Paychecks shrink

The so-called “fiscal cliff” was averted New Year’s Day when the Republican U.S. House voted 257-167 to OK a patchwork compromise that had easily passed the Democratic Senate.

But Congress failed to reach any deal on sizable spending cuts – the whole point of the exercise – instead merely postponing an across-the-board “sequestration” by two months. Instead, the deal clears the path for an additional $4 trillion in new debt, notes Len Burman of Syracuse University.

So not only has the can been kicked down the road by a mere 60 days, but now a kind of fiscal perfect storm threatens, as Washington’s big spenders will also demand by the end of February another increase in what is becoming a largely fictitious ceiling on how much Uncle Sam can borrow. Those negotiations are likely to be even more contentious than the ones just completed – rightly so, because federal spending and the inflationary printing of currency that funds it are the country’s greatest problems.

Meantime, the biggest short-term impact on Nevadans – and 162 million other working Americans – will be the end of the 2 percent payroll tax holiday. To temporarily beef up take-home pay, Washington ordered employers two years back to stop deducting from paychecks most of the employee share of the taxes that supposedly fund Social Security – but which really flow directly to the general fund. (So much for the myth that Social Security is an insurance policy on which all workers pay an ongoing and appropriate premium.)

At any rate, those payroll deductions will be back as of this week, and every working American is likely to notice a lighter paycheck as a result.

The end of the payroll tax cut will add an average of $740 to every worker’s 2013 tax bill, according to Howard Gleckman at the Tax Policy Center. The Associated Press has estimated the hit to a two-earner family with six-figure incomes could be as high as $4,500.

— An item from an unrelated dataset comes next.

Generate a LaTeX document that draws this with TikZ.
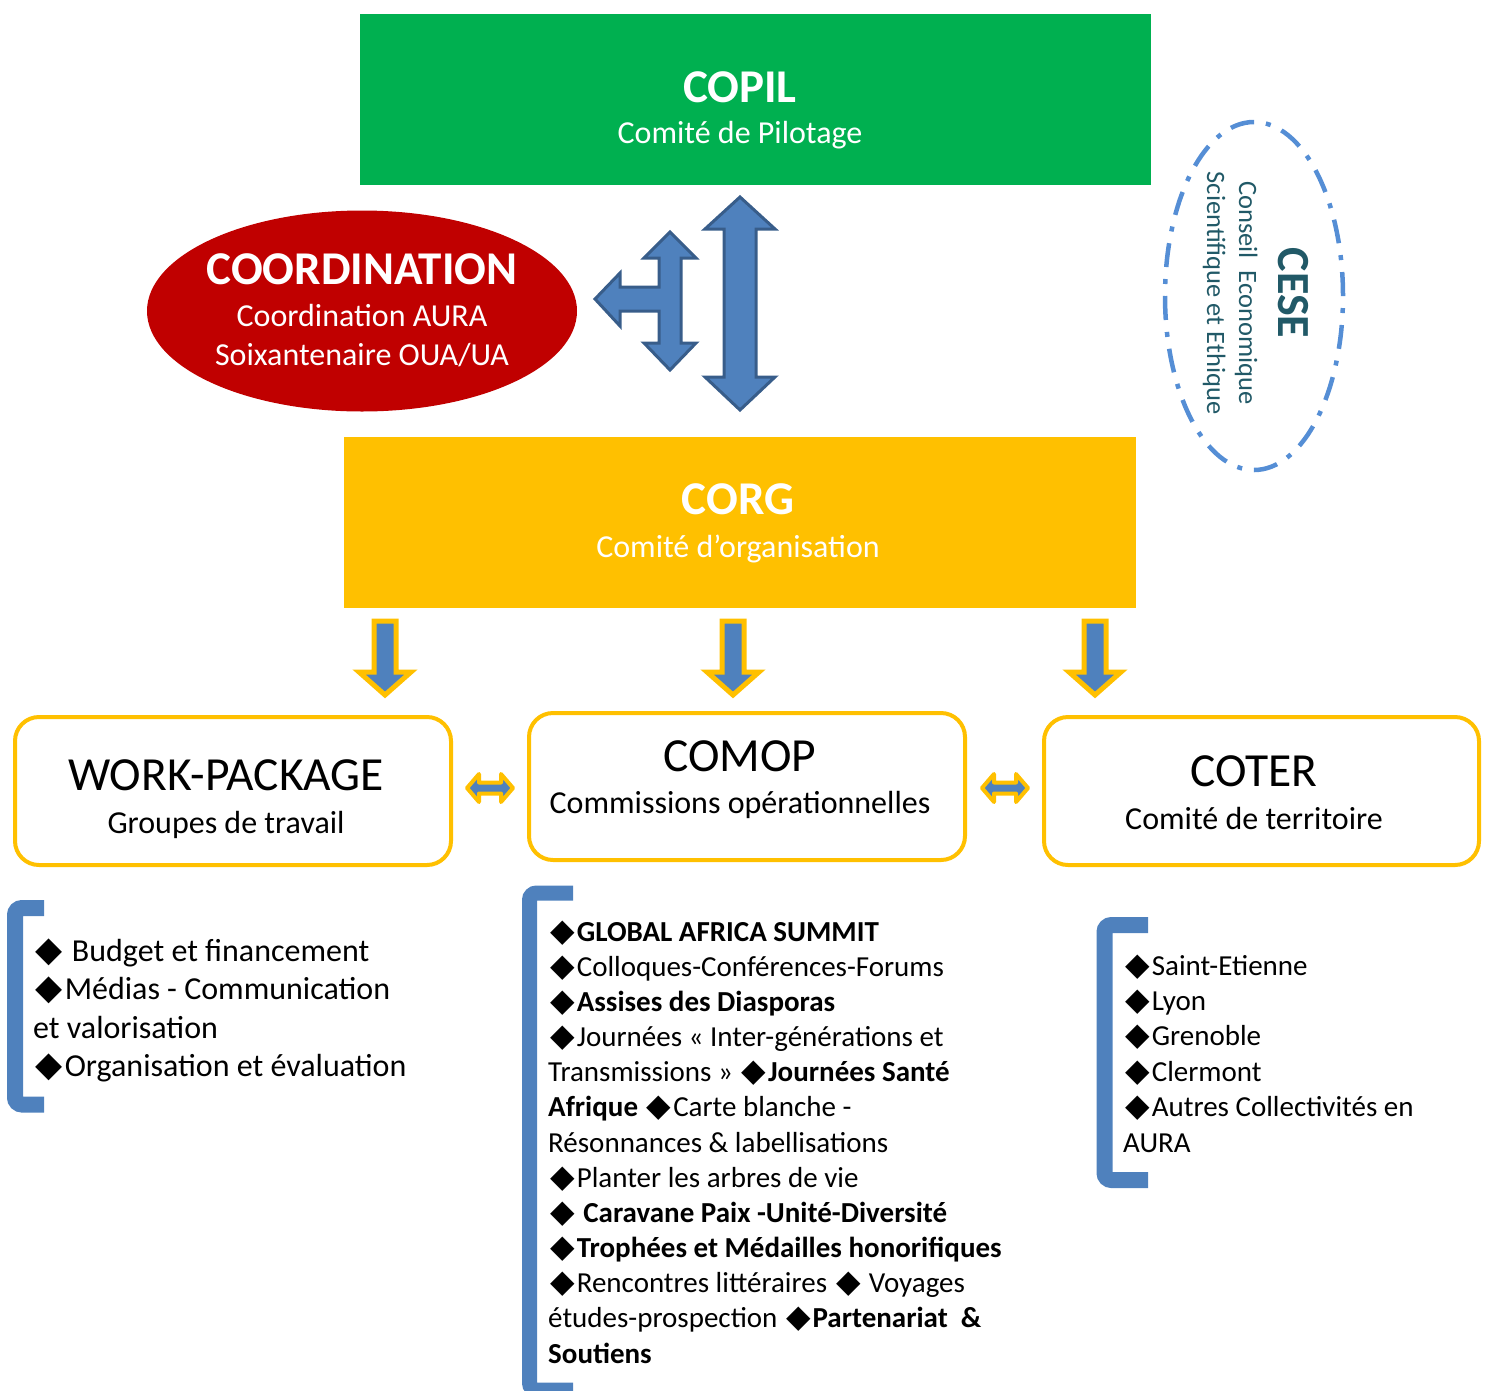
\documentclass[tikz,border=0pt]{standalone}
\usepackage{fontspec}
\usepackage{graphicx}
\setmainfont{Carlito}
\newfontfamily\symf{DejaVu Sans}
\newcommand\dia{\mbox{\kern0.08em\scalebox{1.1}{\symf ◆}\kern0.06em}}
\newcommand\natspace{\spaceskip=0pt\xspaceskip=0pt\relax}
\usetikzlibrary{shapes.geometric}
\definecolor{copilgreen}{HTML}{00B050}
\definecolor{coordred}{HTML}{C00000}
\definecolor{corgor}{HTML}{FFC000}
\definecolor{ablue}{HTML}{4F81BD}
\definecolor{aedge}{HTML}{385D8A}
\definecolor{cesecol}{HTML}{558ED5}
\definecolor{cesetext}{HTML}{215967}
\begin{document}
\begin{tikzpicture}[x=1pt,y=-1pt,
  hd/.style={font=\fontsize{47}{56}\selectfont\bfseries, anchor=base, inner sep=0},
  sub/.style={font=\fontsize{32}{38}\selectfont, anchor=base, inner sep=0},
  big/.style={font=\fontsize{47.5}{54}\selectfont, anchor=base, inner sep=0},
  bigbox/.style={anchor=north west, inner sep=0, outer sep=0},
  wbox/.style={draw=corgor, line width=4, rounded corners=24, fill=white, anchor=north west, inner sep=0, outer sep=0},
  blockarrow/.style={fill=ablue, draw=aedge, line width=3, line join=miter},
  downarrow/.style={fill=ablue, draw=corgor, line width=5, line join=miter},
  sidearrow/.style={fill=ablue, draw=corgor, line width=4, line join=round},
  bracket/.style={draw=ablue, line width=15, rounded corners=7},
  listtext/.style={anchor=base west, inner sep=0, align=left, text width=560}
]
\useasboundingbox (0,0) rectangle (1488,1390);

% --- main boxes
\node[bigbox, fill=copilgreen, minimum width=791, minimum height=171] (copil) at (360,14) {};
\node[hd, text=white] (copilT) at (740,102) {COPIL};
\node[sub, text=white] (copilS) at (740,143) {Comité de Pilotage};

\node[ellipse, fill=coordred, minimum width=430, minimum height=201, inner sep=0] (coord) at (362,311) {};
\node[hd, text=white] (coordT) at (362,284) {COORDINATION};
\node[sub, text=white] (coordS1) at (362,326) {Coordination AURA};
\node[sub, text=white] (coordS2) at (362,365) {Soixantenaire OUA/UA};

\node[bigbox, fill=corgor, minimum width=792, minimum height=171] (corg) at (344,437) {};
\node[hd, text=white] (corgT) at (738,514) {CORG};
\node[sub, text=white] (corgS) at (738,557) {Comité d’organisation};

% --- CESE
\node[ellipse, draw=cesecol, line width=4.5, dash pattern=on 24 off 12 on 5 off 12, minimum width=178, minimum height=348, inner sep=0] (cese) at (1254,296) {};
\node[rotate=-90, anchor=base, inner sep=0, text=cesetext, font=\fontsize{46}{50}\selectfont\bfseries] (ceseT) at (1278,293) {CESE};
\node[rotate=-90, anchor=base, inner sep=0, text=cesetext, font=\fontsize{26.5}{32}\selectfont] (ceseS1) at (1239,293) {Conseil\ \ Economique};
\node[rotate=-90, anchor=base, inner sep=0, text=cesetext, font=\fontsize{26.5}{32}\selectfont] (ceseS2) at (1207,293) {Scientifique et Ethique};

% --- blue block arrows
\draw[blockarrow] (740,197) -- (775,229) -- (756,229) -- (756,377) -- (775,377) -- (740,410)
  -- (705,377) -- (724,377) -- (724,229) -- (705,229) -- cycle;
\draw[blockarrow] (670,232) -- (696,258) -- (681,258) -- (681,343) -- (696,343) -- (670,370)
  -- (644,343) -- (659,343) -- (659,311) -- (620,311) -- (620,326) -- (595,299) -- (620,273)
  -- (620,287) -- (659,287) -- (659,258) -- (644,258) -- cycle;

% --- down arrows
\foreach \cx in {385,733,1095}{
  \draw[downarrow] (\cx-11,621) -- (\cx+11,621) -- (\cx+11,672) -- (\cx+26,672) -- (\cx,695)
    -- (\cx-26,672) -- (\cx-11,672) -- cycle;
}

% --- lower boxes
\node[wbox, minimum width=436, minimum height=148] (wp) at (15,717) {};
\node[big] (wpT) at (226,790) {WORK-PACKAGE};
\node[sub] (wpS) at (226,833) {Groupes de travail};

\node[wbox, minimum width=436, minimum height=147] (comop) at (529,713) {};
\node[big] (comopT) at (740,771) {COMOP};
\node[sub] (comopS) at (740,813) {Commissions opérationnelles};

\node[wbox, minimum width=435, minimum height=148] (coter) at (1044,717) {};
\node[big] (coterT) at (1254,786) {COTER};
\node[sub] (coterS) at (1254,829) {Comité de territoire};

% --- side double arrows
\foreach \cx in {490,1005}{
  \draw[sidearrow] (\cx-23,788) -- (\cx-11,774) -- (\cx-11,782.5) -- (\cx+11,782.5) -- (\cx+11,774)
    -- (\cx+23,788) -- (\cx+11,802) -- (\cx+11,793.5) -- (\cx-11,793.5) -- (\cx-11,802) -- cycle;
}

% --- brackets
\draw[bracket, line width=16] (44,908) -- (15,908) -- (15,1104.5) -- (44,1104.5);
\draw[bracket] (573,893) -- (529.5,893) -- (529.5,1390) -- (573,1390);
\draw[bracket, line width=16] (1148,925) -- (1104.5,925) -- (1104.5,1180) -- (1148,1180);

% --- lists
\node[listtext, font=\fontsize{32}{38.5}\selectfont] (listL) at (33,961) {\natspace
\dia\ Budget et financement\\
\dia Médias - Communication\\
et valorisation\\
\dia Organisation et évaluation};

\node[listtext, font=\fontsize{29}{35.17}\selectfont] (listM) at (548,941) {\natspace
\dia\textbf{GLOBAL AFRICA SUMMIT}\\
\dia Colloques-Conférences-Forums\\
\dia\textbf{Assises des Diasporas}\\
\dia Journées « Inter-générations et\\
Transmissions » \dia\textbf{Journées Santé}\\
\textbf{Afrique} \dia Carte blanche -\\
Résonnances \& labellisations\\
\dia Planter les arbres de vie\\
\dia\ \textbf{Caravane Paix -Unité-Diversité}\\
\dia\textbf{Trophées et Médailles honorifiques}\\
\dia Rencontres littéraires \dia\ Voyages\\
études-prospection \dia\textbf{Partenariat\ \ \&}\\
\textbf{Soutiens}};

\node[listtext, font=\fontsize{29}{35.4}\selectfont] (listR) at (1123,975) {\natspace
\dia Saint-Etienne\\
\dia Lyon\\
\dia Grenoble\\
\dia Clermont\\
\dia Autres Collectivités en\\
AURA};
\end{tikzpicture}
\end{document}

That drop in take-home pay could impact consumer spending on basic goods, including groceries, clothing and gasoline, enough to “slow the U.S. economy in the first half of 2013 but not put it into recession,” in the opinion of David Kelly at J.P. Morgan Funds.

Add to that the fact that more elements of ObamaCare are about to kick in – costs to be borne first by employers, but eventually passed along to employees and customers – and does anyone believe this will lead to rapid recovery?

Nor did Congress forget to punish investment. The current tax structure already “double taxes all income that is saved and then spent in the future, rather than spent today,” says Scott Sumner of Bentley University. But under the New Year’s compromise, “the tax rate on investment income rises by even more than 5 percent. As far as I can tell the increase will be about 7.9 percent(age points) on people in my income bracket, and 8.8 percent on the very rich,” Mr. Sumner notes. “The GOP did get one minor victory; the dividend tax increase on the rich was scaled back from an absurd 28.4 percent to ‘only’ 8.8 percent. It will rise from 15 percent to 23.8 percent on the rich. Recall that dividend income is triple-taxed.”

And will those tax cuts at least take a bite out of the deficit?

“The president’s primary goal in the cliff negotiations was an increase in the top marginal income tax rate from 35 percent to 39.6 percent,” responds Marilyn R. Flowers, professor of economics at Ball State University. “Had the (income) threshold remained at $250,000, this would have raised enough money to fund the federal government for about a week. Given that the final threshold was $400,000, the revenue gain will be even less significant.”